Prendre le temps de prévoir ce qu'on va manger, et faire ses courses en conséquence, permet d'économiser temps et d'argent. «Souvent, quand on parle d'alimentation durable, les gens vont évoquer le fait que nos recommandations sont élitistes - manger bio ou local, c'est cher... Mais tout le monde a les moyens de contrer le gaspillage alimentaire parce que c'est économique», souligne le nutritionniste Bernard Lavallée. Pour prévenir les pertes, faites-vous une liste avant d'aller à l'épicerie et tenez-vous-en à ce qui y est inscrit.

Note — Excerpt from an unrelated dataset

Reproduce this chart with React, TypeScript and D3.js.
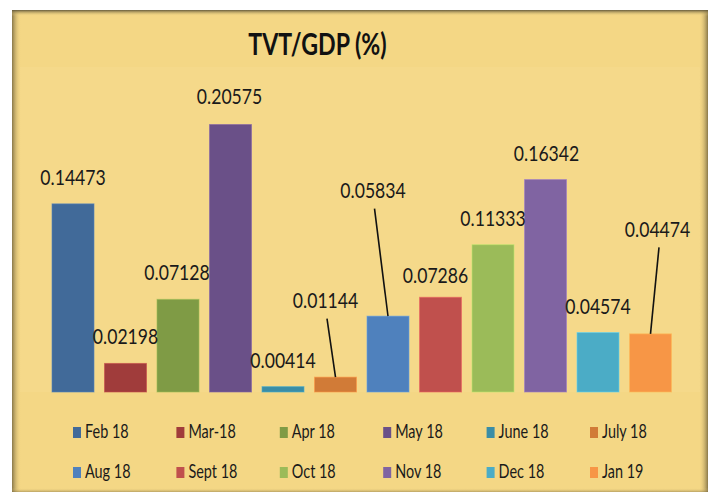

Acheter en quantités raisonnables

Les magasins de type entrepôt, qui vendent en grosses quantités, ne sont pas nécessairement la solution la plus avantageuse. «Les rabais ne sont pas économiques s'ils poussent à acheter des aliments qui seront gaspillés», mentionne Éric Ménard, blogueur et consultant en gaspillage alimentaire. Visez des achats qui reflètent vos besoins réels : plutôt qu'un sac de poivrons, deux font peut-être l'affaire. La question à se poser est: «Va-t-on vraiment manger ce qu'on achète?»

Faire ses courses plus souvent

Les aliments frais ne sont pas conçus pour rester des semaines au réfrigérateur. Si possible, achetez les aliments périssables en petites quantités, mais plus souvent.

Diminuer ses portions

Les trois ou quatre bouchées de nourriture qu'on ne prend pas sont aussi des aliments perdus. Bien sûr, on peut les envoyer au compost, mais ça devrait être une solution de dernier recours.

Faire le ménage du frigo

Une fois par semaine, faites l'inventaire du réfrigérateur pour y repérer les aliments qui ont besoin d'une attention immédiate. «Même quand on a vraiment bien planifié ses repas, c'est certain qu'il y aura des imprévus et des pertes», affirme Bernard Lavallée. Placez les aliments moins frais en évidence pour les consommer rapidement, et cuisinez ou congelez ce qui ne peut attendre.

Congeler

Le congélateur est votre meilleur allié. À peu près tous les aliments se congèlent, que ce soit les surplus de fines herbes ou les légumes et fruits trop mûrs. Même le café et le vin. Les moules à glaçons peuvent recevoir les quantités de pâte de tomates, de sauces ou de pesto non utilisées. Quant aux restants de la veille, on sera peut-être heureux de les retrouver dans deux semaines et de s'épargner ainsi la préparation d'un lunch ou d'un repas.